=== Challenge ===
Transcribe all of the material exactly. Any picture in it should be left out.

=== Collected data ===
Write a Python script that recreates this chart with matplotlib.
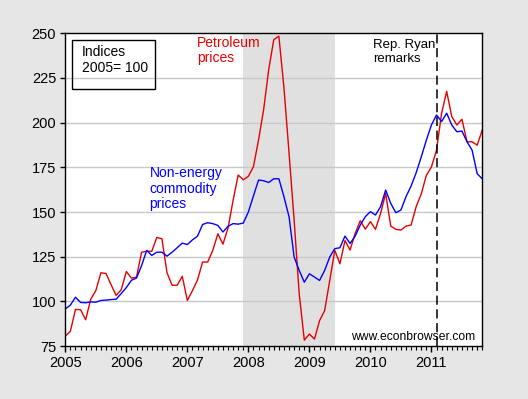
"""
Petroleum vs non-energy commodity price indices, 2005-2011 (econbrowser style).
"""

import numpy as np
import matplotlib
matplotlib.use("Agg")
import matplotlib.pyplot as plt
from matplotlib.ticker import MultipleLocator, FixedLocator

# monthly data, Jan 2005 .. Nov 2011, index 2005=100
start_year = 2005
petroleum = [
    80.5, 83.3, 95.5, 95.3, 89.7, 101.2, 106.0, 116.0, 115.6, 109.3, 103.3, 106.5,
    116.7, 113.0, 113.5, 127.5, 128.0, 128.0, 135.8, 135.0, 116.0, 109.0, 109.0, 114.0,
    100.5, 106.0, 112.0, 122.0, 122.0, 128.5, 137.8, 132.0, 141.0, 156.6, 170.7, 168.0,
    170.0, 175.4, 190.3, 207.2, 229.7, 246.5, 248.4, 219.4, 183.0, 145.4, 104.2, 78.3,
    81.7, 78.9, 89.2, 94.8, 111.6, 128.5, 121.0, 134.0, 128.7, 138.0, 145.1, 140.4,
    144.6, 140.3, 149.2, 160.4, 142.1, 140.3, 139.9, 142.1, 142.7, 153.0, 160.1, 170.5,
    175.2, 184.6, 205.3, 217.5, 203.4, 198.7, 201.9, 189.3, 189.3, 187.4, 195.9,
]
non_energy = [
    95.8, 97.9, 102.3, 99.4, 99.2, 99.7, 99.5, 100.5, 100.7, 101.0, 101.2, 104.4,
    107.7, 111.8, 113.0, 120.0, 128.5, 125.7, 127.5, 127.5, 125.3, 127.5, 130.0, 132.6,
    131.8, 134.4, 136.5, 143.0, 144.0, 143.5, 142.5, 138.8, 142.0, 143.5, 143.2, 143.8,
    150.0, 159.0, 167.9, 167.5, 166.5, 168.6, 168.6, 158.5, 147.3, 124.8, 117.3, 110.7,
    115.4, 113.6, 111.7, 117.3, 124.8, 129.5, 130.0, 136.5, 132.4, 136.5, 142.7, 147.4,
    150.2, 148.3, 153.0, 162.3, 154.8, 149.6, 151.1, 158.6, 164.5, 172.0, 180.8, 190.2,
    198.7, 204.3, 200.6, 205.3, 198.7, 194.9, 195.3, 189.3, 184.6, 171.4, 168.6,
]
year_ticks = [2005, 2006, 2007, 2008, 2009, 2010, 2011]
y_ticks = [75, 100, 125, 150, 175, 200, 225, 250]
recession = (2007 + 11 / 12, 2009 + 5 / 12)
ryan_date = 2011 + 1 / 12


def plot_chart():
    plt.rcParams["font.family"] = ["Liberation Sans", "DejaVu Sans"]
    plt.rcParams["font.size"] = 10

    x = start_year + np.arange(len(petroleum)) / 12

    fig = plt.figure(figsize=(5.28, 3.99), dpi=100)
    fig.patch.set_facecolor("#e6e6e6")
    ax = fig.add_axes([0.1237, 0.1328, 0.7897, 0.7837])
    ax.set_facecolor("white")

    # recession shading + grid
    ax.axvspan(*recession, color="#e0e0e0", lw=0, zorder=0)
    for v in y_ticks[1:-1]:
        ax.axhline(v, color="#c8c8c8", lw=1.0, zorder=1)

    ax.plot(x, petroleum, color="#e60000", lw=1.0, zorder=3)
    ax.plot(x, non_energy, color="#0000ff", lw=1.0, zorder=3)
    ax.axvline(ryan_date, color="black", lw=1.1, ls=(0, (6, 3)), zorder=4)

    ax.set_xlim(x[0], x[-1])
    ax.set_ylim(75, 250)
    ax.yaxis.set_major_locator(FixedLocator(y_ticks))
    ax.xaxis.set_major_locator(FixedLocator(year_ticks))
    ax.xaxis.set_minor_locator(MultipleLocator(1 / 12))
    ax.tick_params(axis="y", length=3.6, width=1, pad=3, labelsize=10.5)
    ax.tick_params(axis="x", which="major", length=4.5, width=1, pad=3, labelsize=10.5)
    ax.tick_params(axis="x", which="minor", length=2.9, width=0.8)
    for s in ax.spines.values():
        s.set_color("black")
        s.set_linewidth(1.0)
        s.set_zorder(5)

    # annotations
    ax.add_patch(plt.Rectangle((0.0168, 0.821), 0.199, 0.1566, transform=ax.transAxes,
                               fill=False, ec="black", lw=1.0, zorder=6))
    ax.text(0.0393, 0.962, "Indices\n2005= 100", transform=ax.transAxes, va="top",
            ha="left", fontsize=10, linespacing=1.2, zorder=6)
    ax.text(2007.16, 248.6, "Petroleum\nprices", color="#e60000", va="top", ha="left",
            fontsize=10, linespacing=1.15, zorder=6)
    ax.text(2006.38, 175.8, "Non-energy\ncommodity\nprices", color="#0000ff", va="top",
            ha="left", fontsize=10, linespacing=1.15, zorder=6)
    ax.text(0.7386, 0.982, "Rep. Ryan\nremarks", transform=ax.transAxes, va="top",
            ha="left", fontsize=9.5, linespacing=1.2, zorder=6)
    ax.text(0.9825, 0.02, "www.econbrowser.com", transform=ax.transAxes, va="baseline",
            ha="right", fontsize=8.7, zorder=6)

    fig.savefig("out.png", dpi=100, facecolor=fig.get_facecolor())


if __name__ == "__main__":
    plot_chart()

=== Output ===
Write a Python script that recreates this chart with matplotlib.
"""
Petroleum vs non-energy commodity price indices, 2005-2011 (econbrowser style).
"""

import numpy as np
import matplotlib
matplotlib.use("Agg")
import matplotlib.pyplot as plt
from matplotlib.ticker import MultipleLocator, FixedLocator

# monthly data, Jan 2005 .. Nov 2011, index 2005=100
start_year = 2005
petroleum = [
    80.5, 83.3, 95.5, 95.3, 89.7, 101.2, 106.0, 116.0, 115.6, 109.3, 103.3, 106.5,
    116.7, 113.0, 113.5, 127.5, 128.0, 128.0, 135.8, 135.0, 116.0, 109.0, 109.0, 114.0,
    100.5, 106.0, 112.0, 122.0, 122.0, 128.5, 137.8, 132.0, 141.0, 156.6, 170.7, 168.0,
    170.0, 175.4, 190.3, 207.2, 229.7, 246.5, 248.4, 219.4, 183.0, 145.4, 104.2, 78.3,
    81.7, 78.9, 89.2, 94.8, 111.6, 128.5, 121.0, 134.0, 128.7, 138.0, 145.1, 140.4,
    144.6, 140.3, 149.2, 160.4, 142.1, 140.3, 139.9, 142.1, 142.7, 153.0, 160.1, 170.5,
    175.2, 184.6, 205.3, 217.5, 203.4, 198.7, 201.9, 189.3, 189.3, 187.4, 195.9,
]
non_energy = [
    95.8, 97.9, 102.3, 99.4, 99.2, 99.7, 99.5, 100.5, 100.7, 101.0, 101.2, 104.4,
    107.7, 111.8, 113.0, 120.0, 128.5, 125.7, 127.5, 127.5, 125.3, 127.5, 130.0, 132.6,
    131.8, 134.4, 136.5, 143.0, 144.0, 143.5, 142.5, 138.8, 142.0, 143.5, 143.2, 143.8,
    150.0, 159.0, 167.9, 167.5, 166.5, 168.6, 168.6, 158.5, 147.3, 124.8, 117.3, 110.7,
    115.4, 113.6, 111.7, 117.3, 124.8, 129.5, 130.0, 136.5, 132.4, 136.5, 142.7, 147.4,
    150.2, 148.3, 153.0, 162.3, 154.8, 149.6, 151.1, 158.6, 164.5, 172.0, 180.8, 190.2,
    198.7, 204.3, 200.6, 205.3, 198.7, 194.9, 195.3, 189.3, 184.6, 171.4, 168.6,
]
year_ticks = [2005, 2006, 2007, 2008, 2009, 2010, 2011]
y_ticks = [75, 100, 125, 150, 175, 200, 225, 250]
recession = (2007 + 11 / 12, 2009 + 5 / 12)
ryan_date = 2011 + 1 / 12


def plot_chart():
    plt.rcParams["font.family"] = ["Liberation Sans", "DejaVu Sans"]
    plt.rcParams["font.size"] = 10

    x = start_year + np.arange(len(petroleum)) / 12

    fig = plt.figure(figsize=(5.28, 3.99), dpi=100)
    fig.patch.set_facecolor("#e6e6e6")
    ax = fig.add_axes([0.1237, 0.1328, 0.7897, 0.7837])
    ax.set_facecolor("white")

    # recession shading + grid
    ax.axvspan(*recession, color="#e0e0e0", lw=0, zorder=0)
    for v in y_ticks[1:-1]:
        ax.axhline(v, color="#c8c8c8", lw=1.0, zorder=1)

    ax.plot(x, petroleum, color="#e60000", lw=1.0, zorder=3)
    ax.plot(x, non_energy, color="#0000ff", lw=1.0, zorder=3)
    ax.axvline(ryan_date, color="black", lw=1.1, ls=(0, (6, 3)), zorder=4)

    ax.set_xlim(x[0], x[-1])
    ax.set_ylim(75, 250)
    ax.yaxis.set_major_locator(FixedLocator(y_ticks))
    ax.xaxis.set_major_locator(FixedLocator(year_ticks))
    ax.xaxis.set_minor_locator(MultipleLocator(1 / 12))
    ax.tick_params(axis="y", length=3.6, width=1, pad=3, labelsize=10.5)
    ax.tick_params(axis="x", which="major", length=4.5, width=1, pad=3, labelsize=10.5)
    ax.tick_params(axis="x", which="minor", length=2.9, width=0.8)
    for s in ax.spines.values():
        s.set_color("black")
        s.set_linewidth(1.0)
        s.set_zorder(5)

    # annotations
    ax.add_patch(plt.Rectangle((0.0168, 0.821), 0.199, 0.1566, transform=ax.transAxes,
                               fill=False, ec="black", lw=1.0, zorder=6))
    ax.text(0.0393, 0.962, "Indices\n2005= 100", transform=ax.transAxes, va="top",
            ha="left", fontsize=10, linespacing=1.2, zorder=6)
    ax.text(2007.16, 248.6, "Petroleum\nprices", color="#e60000", va="top", ha="left",
            fontsize=10, linespacing=1.15, zorder=6)
    ax.text(2006.38, 175.8, "Non-energy\ncommodity\nprices", color="#0000ff", va="top",
            ha="left", fontsize=10, linespacing=1.15, zorder=6)
    ax.text(0.7386, 0.982, "Rep. Ryan\nremarks", transform=ax.transAxes, va="top",
            ha="left", fontsize=9.5, linespacing=1.2, zorder=6)
    ax.text(0.9825, 0.02, "www.econbrowser.com", transform=ax.transAxes, va="baseline",
            ha="right", fontsize=8.7, zorder=6)

    fig.savefig("out.png", dpi=100, facecolor=fig.get_facecolor())


if __name__ == "__main__":
    plot_chart()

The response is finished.